In Dorsey v. State Farm Mut. Auto. Ins. Co. (1984), 9 Ohio St.3d 27, a majority of this court, as it is presently constituted, agreed that the doctrine of parental immunity was based on the valid public policy objectives of: preserving family harmony and tranquility, maintaining parental discipline, and avoiding risks of fraud and collusion. These sentiments were echoed in Mauk v. Mauk (1984), 12 Ohio St.3d 156, 159, merely seven months later. Now, a majority of this same court, only five months after our decision in Mauk, supra, feels that parental immunity should be abolished "without reservation." In the time since Mauk, I have neither been persuaded that my earlier position in Dorsey and endorsed in Mauk is incorrect, nor have I perceived the type of societal revolution that would convince me that the policy objectives behind parental immunity have become obsolete. For these reasons, I will continue to adhere to my position that the doctrine of parental immunity should be retained.
Applying the doctrine to the facts of the case sub judice compels, in my view, affirming the judgment of the court of appeals. The general rule appears to be that a stepparent who undertakes and discharges fundamental parental obligations is entitled to parental immunity. See Wooden v. Hale (Okla. 1967), 426 P.2d 679; Workman v. Workman (Okla. 1972), 498 P.2d 1384; Gunn v. Rollings (1967), 250 S.C. 302, 157 S.E.2d 590; Thomas v. Inmon (1980), 268 Ark. 221, 594 S.W.2d 853; Lyles v. Jackson (1976), 216 Va. 797, 223 S.E.2d 873. The rationale for extending parental immunity to a stepparent is simply that the justifications for parental immunity hold true to a stepparent standing in loco parentis to a minor. As it was stated in London Guarantee Accident Co., Ltd. v. Smith (1954), 242 Minn. 211, 64 N.W.2d 781, at 216-217:
"Clearly, the interests of society require peace and discipline in a home presided over by a faithful and devoted stepparent as well as in a natural home. * * * It does indeed seem contrary to public policy to discourage a stepfather from voluntarily assuming the unselfish, in loco parentis position to a child in need of parental care."
Here, the record clearly establishes that a parental relationship existed between appellant and appellee. Despite the fact that appellant's natural father has satisfied his support obligations imposed by law and visits appellee on a regular basis, appellant: has resided in appellee's household since 1971, when appellant was six years old; took appellee's last name when he began school and has since legally changed his name to Douglas Crystal; refers to appellee as "dad"; and is a named beneficiary on appellee's health insurance policy.

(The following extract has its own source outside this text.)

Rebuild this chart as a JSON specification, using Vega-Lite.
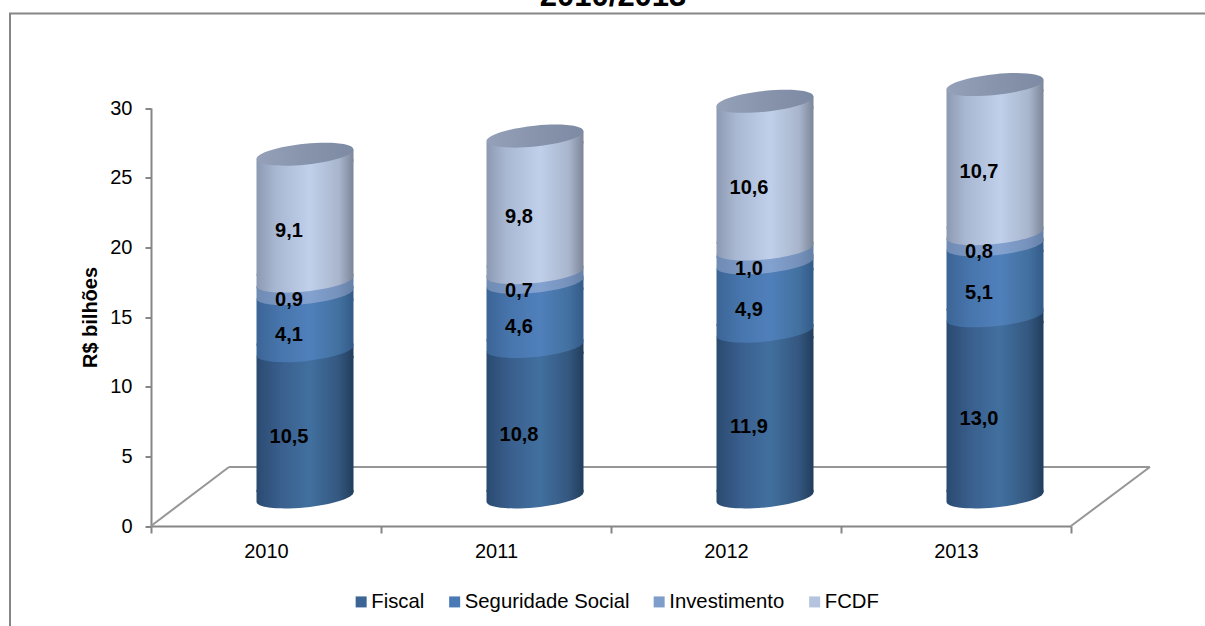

Accordingly, since I would affirm the judgment of the court of appeals, the same decision as that elusive majority of but a summer ago, I dissent.
HOLMES, J., concurs in the foregoing dissenting opinion.
For the reasons expressed in my concurring opinions in Bonkowsky v. Bonkowsky (1982), 69 Ohio St.2d 152, 154 [23 O.O.3d 188], and Mauk v. Mauk (1984), 12 Ohio St.3d 156, 159, as well as those stated by Chief Justice Celebrezze in the instant case, I must dissent. The abrogation of familial immunity will do irreparable harm to one of the fundamental institutions of our society: the family unit. The rationales supporting this immunity remain viable today.